According to DOC statistics, 88 percent of the prison population enters with a drug addiction. Lamb told the women at York that 70 percent of incarcerated women have been the victims of incest or sexual violence.

“Some women are here for having committed single acts of violence after years — lifetimes, in some cases — of horrific, predatory abuse,” Lamb said. “Within the confines of this prison, their writing begins to give them wings with which to hover above the baffling maze of their lives, and from that perspective they begin to see the repeating patterns, dead ends and blind alleys of their pasts, and, more importantly, a way out.”
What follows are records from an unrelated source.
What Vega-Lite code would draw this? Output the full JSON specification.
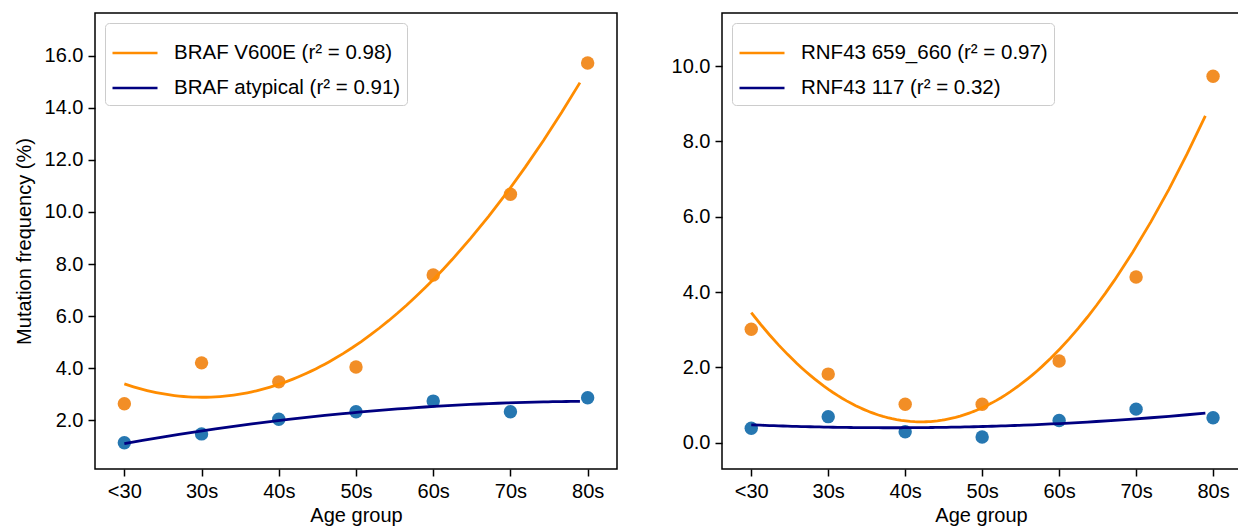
{
  "$schema": "https://vega.github.io/schema/vega-lite/v6.json",
  "padding": {"left": 13, "top": 12, "right": 0, "bottom": 0},
  "background": "white",
  "spacing": 52,
  "config": {
    "font": "Liberation Sans",
    "view": {"stroke": "black", "strokeWidth": 1.5},
    "axis": {
      "grid": false, "domain": false, "tickColor": "black", "tickWidth": 1.5, "tickSize": 7,
      "labelFontSize": 20, "labelColor": "black", "labelPadding": 5,
      "titleFontSize": 20, "titleFontWeight": "normal", "titleColor": "black"
    },
    "legend": {
      "orient": "top-left", "offset": 10, "padding": 6, "strokeColor": "#cccccc", "fillColor": "white",
      "cornerRadius": 4, "symbolType": "stroke", "symbolSize": 2025, "symbolStrokeWidth": 2.5,
      "labelFontSize": 20.5, "labelColor": "black", "labelLimit": 600, "labelOffset": 15, "rowPadding": 0,
      "title": null
    }
  },
  "datasets": {
    "braf": [
      {"age": "<30", "x": 0, "series": "BRAF V600E (r² = 0.98)", "freq": 2.63},
      {"age": "30s", "x": 1, "series": "BRAF V600E (r² = 0.98)", "freq": 4.2},
      {"age": "40s", "x": 2, "series": "BRAF V600E (r² = 0.98)", "freq": 3.47},
      {"age": "50s", "x": 3, "series": "BRAF V600E (r² = 0.98)", "freq": 4.04},
      {"age": "60s", "x": 4, "series": "BRAF V600E (r² = 0.98)", "freq": 7.58},
      {"age": "70s", "x": 5, "series": "BRAF V600E (r² = 0.98)", "freq": 10.68},
      {"age": "80s", "x": 6, "series": "BRAF V600E (r² = 0.98)", "freq": 15.73},
      {"age": "<30", "x": 0, "series": "BRAF atypical (r² = 0.91)", "freq": 1.13},
      {"age": "30s", "x": 1, "series": "BRAF atypical (r² = 0.91)", "freq": 1.47},
      {"age": "40s", "x": 2, "series": "BRAF atypical (r² = 0.91)", "freq": 2.03},
      {"age": "50s", "x": 3, "series": "BRAF atypical (r² = 0.91)", "freq": 2.32},
      {"age": "60s", "x": 4, "series": "BRAF atypical (r² = 0.91)", "freq": 2.73},
      {"age": "70s", "x": 5, "series": "BRAF atypical (r² = 0.91)", "freq": 2.32},
      {"age": "80s", "x": 6, "series": "BRAF atypical (r² = 0.91)", "freq": 2.86}
    ],
    "rnf43": [
      {"age": "<30", "x": 0, "series": "RNF43 659_660 (r² = 0.97)", "freq": 3.01},
      {"age": "30s", "x": 1, "series": "RNF43 659_660 (r² = 0.97)", "freq": 1.82},
      {"age": "40s", "x": 2, "series": "RNF43 659_660 (r² = 0.97)", "freq": 1.02},
      {"age": "50s", "x": 3, "series": "RNF43 659_660 (r² = 0.97)", "freq": 1.02},
      {"age": "60s", "x": 4, "series": "RNF43 659_660 (r² = 0.97)", "freq": 2.17},
      {"age": "70s", "x": 5, "series": "RNF43 659_660 (r² = 0.97)", "freq": 4.4},
      {"age": "80s", "x": 6, "series": "RNF43 659_660 (r² = 0.97)", "freq": 9.73},
      {"age": "<30", "x": 0, "series": "RNF43 117 (r² = 0.32)", "freq": 0.38},
      {"age": "30s", "x": 1, "series": "RNF43 117 (r² = 0.32)", "freq": 0.69},
      {"age": "40s", "x": 2, "series": "RNF43 117 (r² = 0.32)", "freq": 0.29},
      {"age": "50s", "x": 3, "series": "RNF43 117 (r² = 0.32)", "freq": 0.15},
      {"age": "60s", "x": 4, "series": "RNF43 117 (r² = 0.32)", "freq": 0.59},
      {"age": "70s", "x": 5, "series": "RNF43 117 (r² = 0.32)", "freq": 0.89},
      {"age": "80s", "x": 6, "series": "RNF43 117 (r² = 0.32)", "freq": 0.66}
    ]
  },
  "hconcat": [
    {
      "width": 522, "height": 456,
      "data": {"name": "braf"},
      "encoding": {
        "x": {"field": "x", "type": "quantitative", "title": "Age group",
              "scale": {"domain": [-0.38, 6.38], "nice": false, "zero": false},
              "axis": {"values": [0, 1, 2, 3, 4, 5, 6], "labelExpr": "['<30','30s','40s','50s','60s','70s','80s'][datum.value]"}},
        "y": {"field": "freq", "type": "quantitative", "title": "Mutation frequency (%)",
              "scale": {"domain": [0.12, 17.65], "nice": false, "zero": false},
              "axis": {"values": [2, 4, 6, 8, 10, 12, 14, 16], "format": ".1f", "titlePadding": 10}}
      },
      "layer": [
        {
          "mark": {"type": "circle", "size": 180, "opacity": 1},
          "encoding": {
            "color": {"field": "series", "type": "nominal",
                      "scale": {"domain": ["BRAF V600E (r² = 0.98)", "BRAF atypical (r² = 0.91)"], "range": ["#f28e26", "#2677b1"]},
                      "legend": null}
          }
        },
        {
          "transform": [{"regression": "freq", "on": "x", "groupby": ["series"], "method": "poly", "order": 2, "extent": [0, 5.9]}],
          "mark": {"type": "line", "strokeWidth": 2.8},
          "encoding": {
            "color": {"field": "series", "type": "nominal",
                      "scale": {"domain": ["BRAF V600E (r² = 0.98)", "BRAF atypical (r² = 0.91)"], "range": ["#ff8c00", "#000080"]}}
          }
        }
      ],
      "resolve": {"scale": {"color": "independent"}}
    },
    {
      "width": 518, "height": 456,
      "data": {"name": "rnf43"},
      "encoding": {
        "x": {"field": "x", "type": "quantitative", "title": "Age group",
              "scale": {"domain": [-0.38, 6.35], "nice": false, "zero": false},
              "axis": {"values": [0, 1, 2, 3, 4, 5, 6], "labelExpr": "['<30','30s','40s','50s','60s','70s','80s'][datum.value]"}},
        "y": {"field": "freq", "type": "quantitative", "title": null,
              "scale": {"domain": [-0.7, 11.41], "nice": false, "zero": false},
              "axis": {"values": [0, 2, 4, 6, 8, 10], "format": ".1f"}}
      },
      "layer": [
        {
          "mark": {"type": "circle", "size": 180, "opacity": 1},
          "encoding": {
            "color": {"field": "series", "type": "nominal",
                      "scale": {"domain": ["RNF43 659_660 (r² = 0.97)", "RNF43 117 (r² = 0.32)"], "range": ["#f28e26", "#2677b1"]},
                      "legend": null}
          }
        },
        {
          "transform": [{"regression": "freq", "on": "x", "groupby": ["series"], "method": "poly", "order": 2, "extent": [0, 5.9]}],
          "mark": {"type": "line", "strokeWidth": 2.8},
          "encoding": {
            "color": {"field": "series", "type": "nominal",
                      "scale": {"domain": ["RNF43 659_660 (r² = 0.97)", "RNF43 117 (r² = 0.32)"], "range": ["#ff8c00", "#000080"]}}
          }
        }
      ],
      "resolve": {"scale": {"color": "independent"}}
    }
  ]
}
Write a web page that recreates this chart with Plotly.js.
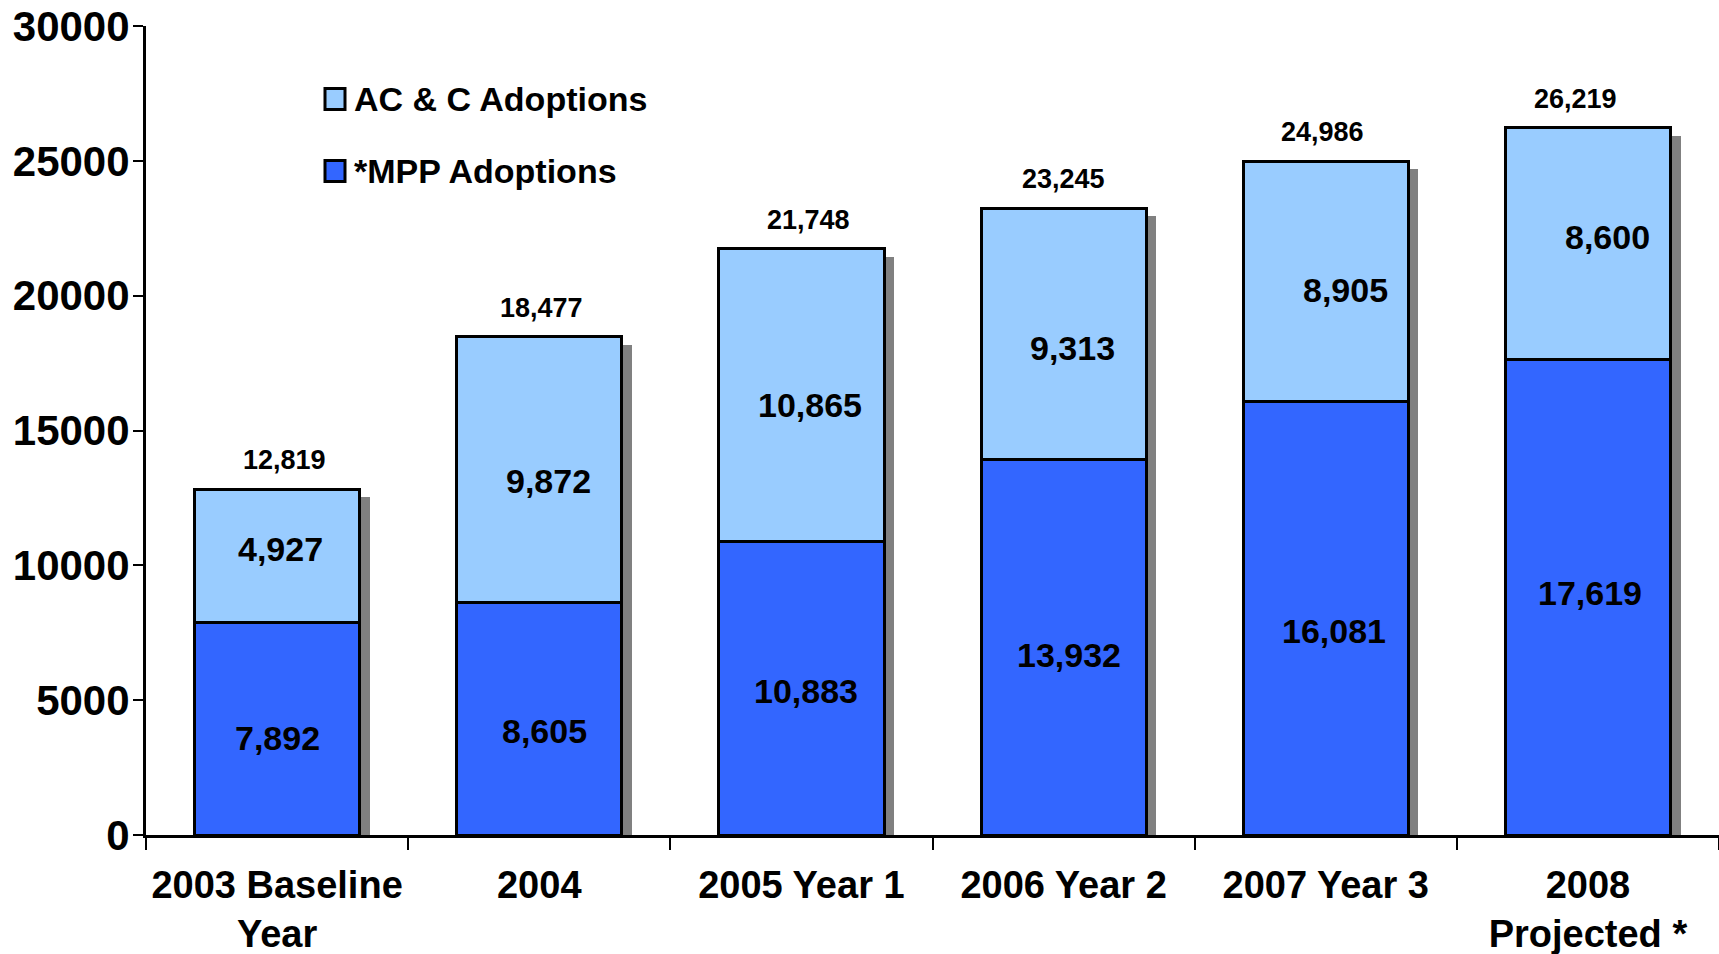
<!DOCTYPE html>
<html>
<head>
<meta charset="utf-8">
<script src="https://cdn.plot.ly/plotly-3.0.1.min.js"></script>
<style>html,body{margin:0;padding:0;background:#fff;}#chart{width:1719px;height:954px;}</style>
</head>
<body>
<div id="chart"></div>
<script>
// ---- data ----
const categories = ['2003 Baseline<br>Year', '2004', '2005 Year 1', '2006 Year 2', '2007 Year 3', '2008<br>Projected *'];
const mppAdoptions = [7892, 8605, 10883, 13932, 16081, 17619];
const accAdoptions = [4927, 9872, 10865, 9313, 8905, 8600];
const totals = [12819, 18477, 21748, 23245, 24986, 26219];
const seriesNames = ['*MPP Adoptions', 'AC & C Adoptions'];
const seriesColors = ['#3366FF', '#99CCFF'];
const yTicks = [0, 5000, 10000, 15000, 20000, 25000, 30000];

// ---- label placement tweaks (pixels, style only) ----
const mppLabelShift = {dx: [0, 5, 5, 5, 8, 2], dy: [9, 12, 3, 8, 13, -4]};
const accLabelShift = {dx: [3, 9, 9, 9, 20, 20], dy: [-7, 11, 10, 14, 9, -7]};
const totalLabelShift = {dx: [7, 2, 7, 0, -3, -12]};

// ---- layout geometry ----
const W = 1719, H = 954;
const M = {l: 146, r: 0, t: 26, b: 119};
const plotW = W - M.l - M.r, plotH = H - M.t - M.b;
const yMax = 30000;
const nCat = categories.length;
const shadowDxPx = 10, shadowDyPx = 8;
const dxUnits = shadowDxPx / (plotW / nCat);
const dyUnits = shadowDyPx * yMax / plotH;
const FONT = 'Liberation Sans, Arial, Helvetica, sans-serif';
const barWidth = 0.63;

const traces = [
  { // drop shadow (drawn on the hidden, shifted base axes)
    type: 'bar', x: categories, y: totals, xaxis: 'x', yaxis: 'y',
    width: barWidth, marker: {color: '#808080', line: {width: 0}},
    showlegend: false, hoverinfo: 'skip'
  },
  {
    type: 'bar', name: seriesNames[0], x: categories, y: mppAdoptions, xaxis: 'x2', yaxis: 'y2',
    width: barWidth, marker: {color: seriesColors[0], line: {color: '#000', width: 3}},
    textposition: 'none', showlegend: false
  },
  {
    type: 'bar', name: seriesNames[1], x: categories, y: accAdoptions, xaxis: 'x2', yaxis: 'y2',
    width: barWidth, marker: {color: seriesColors[1], line: {color: '#000', width: 3}},
    textposition: 'none', showlegend: false
  }
];

const fmt = v => v.toLocaleString('en-US');
const segFont = {family: FONT, size: 34, color: '#000', weight: 'bold'};
const annotations = [];
categories.forEach((c, i) => {
  // x given as the category index so numeric-looking names ("2004") resolve correctly
  annotations.push({x: i, y: mppAdoptions[i] / 2, xref: 'x2', yref: 'y2',
    xshift: mppLabelShift.dx[i], yshift: -mppLabelShift.dy[i],
    text: fmt(mppAdoptions[i]), showarrow: false, font: segFont});
  annotations.push({x: i, y: mppAdoptions[i] + accAdoptions[i] / 2, xref: 'x2', yref: 'y2',
    xshift: accLabelShift.dx[i], yshift: -accLabelShift.dy[i],
    text: fmt(accAdoptions[i]), showarrow: false, font: segFont});
  annotations.push({x: i, y: totals[i], xref: 'x2', yref: 'y2', yanchor: 'bottom',
    xshift: totalLabelShift.dx[i], yshift: 12,
    text: fmt(totals[i]), showarrow: false,
    font: {family: FONT, size: 27, color: '#000', weight: 'bold'}});
});

// custom legend (top entry = AC & C)
const px2x = px => (px - M.l) / plotW;
const px2y = py => 1 - (py - M.t) / plotH;
const legendRows = [{idx: 1, cy: 99}, {idx: 0, cy: 171}];
const shapes = [];
legendRows.forEach(r => {
  shapes.push({type: 'rect', xref: 'paper', yref: 'paper',
    x0: px2x(325), x1: px2x(345), y0: px2y(r.cy - 10.5), y1: px2y(r.cy + 10.5),
    fillcolor: seriesColors[r.idx], line: {color: '#000', width: 3}});
  annotations.push({xref: 'paper', yref: 'paper', x: px2x(352), y: px2y(r.cy),
    xanchor: 'left', yanchor: 'middle', showarrow: false, text: seriesNames[r.idx],
    font: {family: FONT, size: 34, color: '#000', weight: 'bold'}});
});

const layout = {
  width: W, height: H, margin: M, showlegend: false,
  paper_bgcolor: '#fff', plot_bgcolor: '#fff', barmode: 'stack',
  font: {family: FONT, color: '#000'},
  xaxis: {type: 'category', visible: false, range: [-0.5 - dxUnits, nCat - 0.5 - dxUnits], fixedrange: true},
  yaxis: {visible: false, range: [dyUnits, yMax + dyUnits], fixedrange: true},
  xaxis2: {type: 'category', overlaying: 'x', range: [-0.5, nCat - 0.5],
    showline: true, linecolor: '#000', linewidth: 3, showgrid: false, zeroline: false,
    ticks: 'outside', tickson: 'boundaries', ticklen: 12, tickwidth: 2, tickcolor: '#000',
    ticklabelstandoff: 14,
    tickfont: {family: FONT, size: 38, color: '#000', weight: 'bold'}},
  yaxis2: {overlaying: 'y', range: [0, yMax], tickvals: yTicks, ticktext: yTicks.map(String),
    showline: true, linecolor: '#000', linewidth: 3, showgrid: false, zeroline: false,
    ticks: 'outside', ticklen: 10, tickwidth: 2, tickcolor: '#000', ticklabelstandoff: -5,
    tickfont: {family: FONT, size: 42, color: '#000', weight: 'bold'}},
  annotations: annotations, shapes: shapes
};

Plotly.newPlot('chart', traces, layout, {displayModeBar: false, staticPlot: true});
</script>
</body>
</html>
High school diploma recipients are: Jasmine Ahmad, Alicia Cobas, Jessica Dancy, Latasha Dixon, Alissa Figueroa, Diana Garces, Kelly Gondolfi, Christy Gorman, SueAnn Gorman, Julia Harper, Jennifer Kos, Amanda McDonald, Gina Montagna, Sharenna Morris, Fidarije Nieva, Kelley Rafaklo, Vondella Riddick, Julie-Ann Robichaud, Tysheka Robinson, Sabrina Samson, Tracy Shumaker, Sarah Taylor, Elizabeth Arbour, Anna Arces, Heather Burke, Shannon Clark, Allison Costello, Katherine Czajka, Lindsey Delgado, Debra DeMartin, Alexa Furlow, Yajaira Garcia, Amy Giordano, Hudel Gordon, Tiffany Hairston, Stephanie Hill, Mary Homa, Stephanie Kelley, Dawn Maher, Donna Melendez, Kemeshon Mills, Tiffany Organ, Rebecca Rakuza, Nicole Somers, Tara Spaulding, Jasmine Turner, Jenee Williams and Kennia Yung Krasselt.